■ TASK TO CARRY OUT: The data below should be restated word for word, with every picture omitted.

■ INFORMATION SUPPLIED:
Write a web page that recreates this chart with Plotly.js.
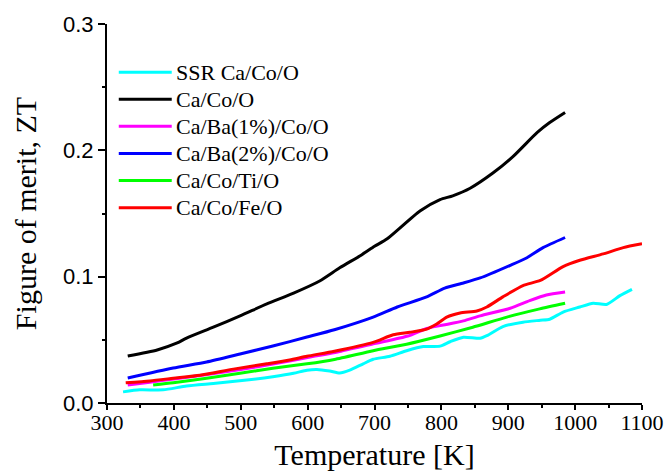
<!DOCTYPE html>
<html>
<head>
<meta charset="utf-8">
<script src="https://cdn.plot.ly/plotly-3.0.1.min.js"></script>
<style>
  html, body { margin: 0; padding: 0; background: #fff; }
  #chart { width: 669px; height: 471px; }
</style>
</head>
<body>
<div id="chart"></div>
<script>
// Figure of merit ZT versus temperature for the cobaltite samples
const seriesNames = ["SSR Ca/Co/O", "Ca/Co/O", "Ca/Ba(1%)/Co/O", "Ca/Ba(2%)/Co/O", "Ca/Co/Ti/O", "Ca/Co/Fe/O"];
const seriesColors = ["#00ffff", "#000000", "#ff00ff", "#0000ff", "#00ff00", "#ff0000"];

const ssrT  = [324, 349, 384, 419, 459, 509, 548, 579, 599, 614, 633, 648, 663, 683, 698, 723, 748, 773, 798, 813, 833, 858, 868, 892, 922, 948, 962, 982, 1007, 1027, 1047, 1067, 1085];
const ssrZT = [0.0088, 0.0104, 0.0104, 0.0135, 0.0155, 0.0182, 0.0208, 0.0235, 0.026, 0.0266, 0.0253, 0.0237, 0.026, 0.031, 0.0346, 0.037, 0.0414, 0.0447, 0.045, 0.0485, 0.0521, 0.0512, 0.0533, 0.0605, 0.064, 0.0655, 0.0663, 0.072, 0.076, 0.079, 0.078, 0.085, 0.090];

const caCoT  = [331, 375, 405, 419, 459, 499, 539, 579, 618, 648, 680, 700, 719, 768, 798, 817, 843, 877, 907, 943, 962, 985];
const caCoZT = [0.0372, 0.042, 0.0475, 0.0514, 0.060, 0.0689, 0.0784, 0.087, 0.0966, 0.107, 0.117, 0.124, 0.130, 0.152, 0.161, 0.164, 0.170, 0.182, 0.195, 0.214, 0.222, 0.230];

const ba1T  = [331, 364, 400, 450, 500, 550, 600, 650, 700, 750, 778, 803, 833, 858, 903, 932, 957, 985];
const ba1ZT = [0.0142, 0.0165, 0.019, 0.0225, 0.0265, 0.031, 0.036, 0.041, 0.047, 0.053, 0.059, 0.0617, 0.065, 0.069, 0.075, 0.081, 0.0855, 0.0878];

const ba2T  = [331, 399, 449, 499, 548, 599, 640, 698, 734, 778, 805, 833, 858, 903, 928, 952, 985];
const ba2ZT = [0.0198, 0.0277, 0.0325, 0.0388, 0.0451, 0.0522, 0.058, 0.068, 0.076, 0.084, 0.091, 0.095, 0.099, 0.109, 0.115, 0.123, 0.131];

const tiT  = [369, 399, 449, 499, 548, 599, 640, 698, 748, 798, 847, 898, 947, 985];
const tiZT = [0.0142, 0.016, 0.0196, 0.0235, 0.0275, 0.031, 0.0345, 0.0414, 0.0465, 0.053, 0.060, 0.068, 0.0745, 0.079];

const feT  = [328, 364, 399, 439, 489, 539, 573, 599, 640, 698, 728, 753, 778, 793, 808, 828, 853, 868, 892, 922, 948, 982, 1007, 1042, 1072, 1100];
const feZT = [0.016, 0.0175, 0.0196, 0.022, 0.0268, 0.031, 0.034, 0.037, 0.041, 0.048, 0.054, 0.056, 0.0585, 0.0625, 0.068, 0.0713, 0.0728, 0.076, 0.084, 0.093, 0.097, 0.108, 0.113, 0.118, 0.123, 0.126];

const xTicks = [300, 400, 500, 600, 700, 800, 900, 1000, 1100];
const yTicks = [0.0, 0.1, 0.2, 0.3];

const seriesX = [ssrT, caCoT, ba1T, ba2T, tiT, feT];
const seriesY = [ssrZT, caCoZT, ba1ZT, ba2ZT, tiZT, feZT];

const traces = seriesNames.map((name, i) => ({
  type: "scatter",
  mode: "lines",
  name: name,
  x: seriesX[i],
  y: seriesY[i],
  line: { color: seriesColors[i], width: 3, shape: "spline", smoothing: 0.6 },
  showlegend: false,
  hoverinfo: "skip"
}));

const serif = "Liberation Serif, Times New Roman, serif";
const sans = "Liberation Sans, Arial, sans-serif";

// Hand-drawn legend: a short line sample and a label per series
const legendShapes = [];
const legendNotes = [];
const legX0 = 0.022, legX1 = 0.121, legTextX = 0.125;
const legTop = 0.873, legStep = 0.0715;
seriesNames.forEach((name, i) => {
  const yy = legTop - i * legStep;
  legendShapes.push({
    type: "line", xref: "paper", yref: "paper",
    x0: legX0, x1: legX1, y0: yy, y1: yy,
    line: { color: seriesColors[i], width: 3 }
  });
  legendNotes.push({
    xref: "paper", yref: "paper", x: legTextX, y: yy,
    xanchor: "left", yanchor: "middle", showarrow: false,
    text: name,
    font: { family: serif, size: 22, color: "#000" }
  });
});

const layout = {
  width: 669,
  height: 471,
  margin: { l: 107, r: 27, t: 24, b: 68 },
  paper_bgcolor: "#ffffff",
  plot_bgcolor: "#ffffff",
  showlegend: false,
  xaxis: {
    range: [300, 1100],
    tickvals: xTicks,
    ticktext: xTicks.map(String),
    ticks: "outside", ticklen: 5, tickwidth: 2, tickcolor: "#000",
    ticklabelstandoff: -6,
    minor: { dtick: 50, ticks: "outside", ticklen: 3, tickwidth: 2, tickcolor: "#000" },
    showline: true, linecolor: "#000", linewidth: 2,
    showgrid: false, zeroline: false,
    tickfont: { family: serif, size: 22, color: "#000" },
    title: { text: "Temperature [K]", font: { family: serif, size: 30, color: "#000" }, standoff: 11 }
  },
  yaxis: {
    range: [0, 0.3],
    tickvals: yTicks,
    ticktext: yTicks.map(v => v.toFixed(1)),
    ticks: "outside", ticklen: 7, tickwidth: 2, tickcolor: "#000",
    minor: { dtick: 0.05, ticks: "outside", ticklen: 3, tickwidth: 2, tickcolor: "#000" },
    showline: true, linecolor: "#000", linewidth: 2,
    showgrid: false, zeroline: false,
    tickfont: { family: sans, size: 22, color: "#000" },
    title: { text: "Figure of merit, ZT", font: { family: serif, size: 30, color: "#000" }, standoff: 18 }
  },
  xaxis2: {
    overlaying: "x", matches: "x", side: "top",
    range: [300, 1100],
    tickvals: xTicks, showticklabels: false,
    ticks: "inside", ticklen: 7, tickwidth: 2, tickcolor: "#000",
    minor: { dtick: 50, ticks: "inside", ticklen: 4, tickwidth: 2, tickcolor: "#000" },
    showline: true, linecolor: "#000", linewidth: 2,
    showgrid: false, zeroline: false
  },
  yaxis2: {
    overlaying: "y", matches: "y", side: "right",
    range: [0, 0.3],
    tickvals: yTicks, showticklabels: false,
    ticks: "inside", ticklen: 7, tickwidth: 2, tickcolor: "#000",
    minor: { dtick: 0.05, ticks: "inside", ticklen: 4, tickwidth: 2, tickcolor: "#000" },
    showline: true, linecolor: "#000", linewidth: 2,
    showgrid: false, zeroline: false
  },
  shapes: legendShapes,
  annotations: legendNotes
};

Plotly.newPlot("chart", traces, layout, { displayModeBar: false, staticPlot: true });
</script>
</body>
</html>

■ FINAL ANSWER:
Write a web page that recreates this chart with Plotly.js.
<!DOCTYPE html>
<html>
<head>
<meta charset="utf-8">
<script src="https://cdn.plot.ly/plotly-3.0.1.min.js"></script>
<style>
  html, body { margin: 0; padding: 0; background: #fff; }
  #chart { width: 669px; height: 471px; }
</style>
</head>
<body>
<div id="chart"></div>
<script>
// Figure of merit ZT versus temperature for the cobaltite samples
const seriesNames = ["SSR Ca/Co/O", "Ca/Co/O", "Ca/Ba(1%)/Co/O", "Ca/Ba(2%)/Co/O", "Ca/Co/Ti/O", "Ca/Co/Fe/O"];
const seriesColors = ["#00ffff", "#000000", "#ff00ff", "#0000ff", "#00ff00", "#ff0000"];

const ssrT  = [324, 349, 384, 419, 459, 509, 548, 579, 599, 614, 633, 648, 663, 683, 698, 723, 748, 773, 798, 813, 833, 858, 868, 892, 922, 948, 962, 982, 1007, 1027, 1047, 1067, 1085];
const ssrZT = [0.0088, 0.0104, 0.0104, 0.0135, 0.0155, 0.0182, 0.0208, 0.0235, 0.026, 0.0266, 0.0253, 0.0237, 0.026, 0.031, 0.0346, 0.037, 0.0414, 0.0447, 0.045, 0.0485, 0.0521, 0.0512, 0.0533, 0.0605, 0.064, 0.0655, 0.0663, 0.072, 0.076, 0.079, 0.078, 0.085, 0.090];

const caCoT  = [331, 375, 405, 419, 459, 499, 539, 579, 618, 648, 680, 700, 719, 768, 798, 817, 843, 877, 907, 943, 962, 985];
const caCoZT = [0.0372, 0.042, 0.0475, 0.0514, 0.060, 0.0689, 0.0784, 0.087, 0.0966, 0.107, 0.117, 0.124, 0.130, 0.152, 0.161, 0.164, 0.170, 0.182, 0.195, 0.214, 0.222, 0.230];

const ba1T  = [331, 364, 400, 450, 500, 550, 600, 650, 700, 750, 778, 803, 833, 858, 903, 932, 957, 985];
const ba1ZT = [0.0142, 0.0165, 0.019, 0.0225, 0.0265, 0.031, 0.036, 0.041, 0.047, 0.053, 0.059, 0.0617, 0.065, 0.069, 0.075, 0.081, 0.0855, 0.0878];

const ba2T  = [331, 399, 449, 499, 548, 599, 640, 698, 734, 778, 805, 833, 858, 903, 928, 952, 985];
const ba2ZT = [0.0198, 0.0277, 0.0325, 0.0388, 0.0451, 0.0522, 0.058, 0.068, 0.076, 0.084, 0.091, 0.095, 0.099, 0.109, 0.115, 0.123, 0.131];

const tiT  = [369, 399, 449, 499, 548, 599, 640, 698, 748, 798, 847, 898, 947, 985];
const tiZT = [0.0142, 0.016, 0.0196, 0.0235, 0.0275, 0.031, 0.0345, 0.0414, 0.0465, 0.053, 0.060, 0.068, 0.0745, 0.079];

const feT  = [328, 364, 399, 439, 489, 539, 573, 599, 640, 698, 728, 753, 778, 793, 808, 828, 853, 868, 892, 922, 948, 982, 1007, 1042, 1072, 1100];
const feZT = [0.016, 0.0175, 0.0196, 0.022, 0.0268, 0.031, 0.034, 0.037, 0.041, 0.048, 0.054, 0.056, 0.0585, 0.0625, 0.068, 0.0713, 0.0728, 0.076, 0.084, 0.093, 0.097, 0.108, 0.113, 0.118, 0.123, 0.126];

const xTicks = [300, 400, 500, 600, 700, 800, 900, 1000, 1100];
const yTicks = [0.0, 0.1, 0.2, 0.3];

const seriesX = [ssrT, caCoT, ba1T, ba2T, tiT, feT];
const seriesY = [ssrZT, caCoZT, ba1ZT, ba2ZT, tiZT, feZT];

const traces = seriesNames.map((name, i) => ({
  type: "scatter",
  mode: "lines",
  name: name,
  x: seriesX[i],
  y: seriesY[i],
  line: { color: seriesColors[i], width: 3, shape: "spline", smoothing: 0.6 },
  showlegend: false,
  hoverinfo: "skip"
}));

const serif = "Liberation Serif, Times New Roman, serif";
const sans = "Liberation Sans, Arial, sans-serif";

// Hand-drawn legend: a short line sample and a label per series
const legendShapes = [];
const legendNotes = [];
const legX0 = 0.022, legX1 = 0.121, legTextX = 0.125;
const legTop = 0.873, legStep = 0.0715;
seriesNames.forEach((name, i) => {
  const yy = legTop - i * legStep;
  legendShapes.push({
    type: "line", xref: "paper", yref: "paper",
    x0: legX0, x1: legX1, y0: yy, y1: yy,
    line: { color: seriesColors[i], width: 3 }
  });
  legendNotes.push({
    xref: "paper", yref: "paper", x: legTextX, y: yy,
    xanchor: "left", yanchor: "middle", showarrow: false,
    text: name,
    font: { family: serif, size: 22, color: "#000" }
  });
});

const layout = {
  width: 669,
  height: 471,
  margin: { l: 107, r: 27, t: 24, b: 68 },
  paper_bgcolor: "#ffffff",
  plot_bgcolor: "#ffffff",
  showlegend: false,
  xaxis: {
    range: [300, 1100],
    tickvals: xTicks,
    ticktext: xTicks.map(String),
    ticks: "outside", ticklen: 5, tickwidth: 2, tickcolor: "#000",
    ticklabelstandoff: -6,
    minor: { dtick: 50, ticks: "outside", ticklen: 3, tickwidth: 2, tickcolor: "#000" },
    showline: true, linecolor: "#000", linewidth: 2,
    showgrid: false, zeroline: false,
    tickfont: { family: serif, size: 22, color: "#000" },
    title: { text: "Temperature [K]", font: { family: serif, size: 30, color: "#000" }, standoff: 11 }
  },
  yaxis: {
    range: [0, 0.3],
    tickvals: yTicks,
    ticktext: yTicks.map(v => v.toFixed(1)),
    ticks: "outside", ticklen: 7, tickwidth: 2, tickcolor: "#000",
    minor: { dtick: 0.05, ticks: "outside", ticklen: 3, tickwidth: 2, tickcolor: "#000" },
    showline: true, linecolor: "#000", linewidth: 2,
    showgrid: false, zeroline: false,
    tickfont: { family: sans, size: 22, color: "#000" },
    title: { text: "Figure of merit, ZT", font: { family: serif, size: 30, color: "#000" }, standoff: 18 }
  },
  xaxis2: {
    overlaying: "x", matches: "x", side: "top",
    range: [300, 1100],
    tickvals: xTicks, showticklabels: false,
    ticks: "inside", ticklen: 7, tickwidth: 2, tickcolor: "#000",
    minor: { dtick: 50, ticks: "inside", ticklen: 4, tickwidth: 2, tickcolor: "#000" },
    showline: true, linecolor: "#000", linewidth: 2,
    showgrid: false, zeroline: false
  },
  yaxis2: {
    overlaying: "y", matches: "y", side: "right",
    range: [0, 0.3],
    tickvals: yTicks, showticklabels: false,
    ticks: "inside", ticklen: 7, tickwidth: 2, tickcolor: "#000",
    minor: { dtick: 0.05, ticks: "inside", ticklen: 4, tickwidth: 2, tickcolor: "#000" },
    showline: true, linecolor: "#000", linewidth: 2,
    showgrid: false, zeroline: false
  },
  shapes: legendShapes,
  annotations: legendNotes
};

Plotly.newPlot("chart", traces, layout, { displayModeBar: false, staticPlot: true });
</script>
</body>
</html>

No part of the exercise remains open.